The letters “P” “E” “T” are the acronym for Positron Emission Tomography. The principle is the same in that we inject a radioactive tracer into the patient’s body, but here it is a beta+ disintegration that will be detected indirectly.

If we take this normal image, primarily the brain and the myocardium can be seen, which are heavy consumers of glucose, as well as the urinary passages, indicating the elimination of the tracer. In these other images, pockets of cancer can be detected because cancer cells require a lot of energy in relation to their activity of proliferation.

The images obtained with this technique can be superimposed over the tomodensitometric image of the same region, provided by a CT-scan linked to the apparatus.

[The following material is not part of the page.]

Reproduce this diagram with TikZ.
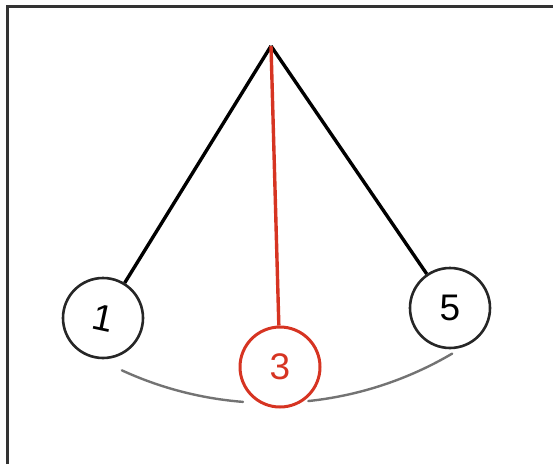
\documentclass[tikz,border=0pt]{standalone}
\usepackage{fontspec}
\setmainfont{Liberation Sans}
\definecolor{ballred}{RGB}{214,52,34}
\tikzset{
  x=1pt, y=1pt,
  ball/.style={circle, draw, line width=2.6pt, minimum size=80pt, inner sep=0pt,
    font=\fontsize{37}{39}\selectfont},
  stringline/.style={line width=3.4pt},
  path/.style={draw=black!55, line width=2.4pt, line cap=round},
  frame/.style={draw=black!80, line width=2.8pt}
}
\begin{document}
\begin{tikzpicture}
\useasboundingbox (0,0) rectangle (553,464);
% frame
\coordinate (ftl) at (7.5,457.5);
\coordinate (ftr) at (553,457.5);
\coordinate (fbl) at (7.5,0);
\draw[frame] (fbl) -- (ftl) -- (ftr);
% pivot
\coordinate (pivot) at (271,418);
% balls
\node[ball, draw=black!85] (b1) at (103,146) {\rotatebox{-12}{1}};
\node[ball, draw=ballred, text=ballred, line width=3pt] (b3) at (280,97) {3};
\node[ball, draw=black!85] (b5) at (450,156) {5};
% strings
\draw[stringline] (pivot) -- (b1);
\draw[stringline] (pivot) -- (b5);
\draw[stringline, draw=ballred] (pivot) -- (b3);
% swing path
\draw[path] ([shift={(245.3:357)}]pivot) arc[start angle=245.3, end angle=265.5, radius=357];
\draw[path] ([shift={(276:357)}]pivot) arc[start angle=276, end angle=300.5, radius=357];
\end{tikzpicture}
\end{document}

An anatomic image : Scan ... and a functional image: PET are thus combined.

Risks and benefits

Scintigraphy helps us to visualize the functioning of organs in a simple and only slightly invasive manner. For a patient stricken with a neurodegenerative disease, for example, MRI or a CT-scan only show normal structure whereas scintigraphy reveals those areas of the brain that are no longer functioning.

The use of very weak doses of radioactive elements has not shown any undesirable effects.

As a precautionary measure this examination is always contraindicated for pregnant or nursing women.

The personnel are equipped with dosimeters (and rings) in order to ensure that their exposure to radiation remains within the norms.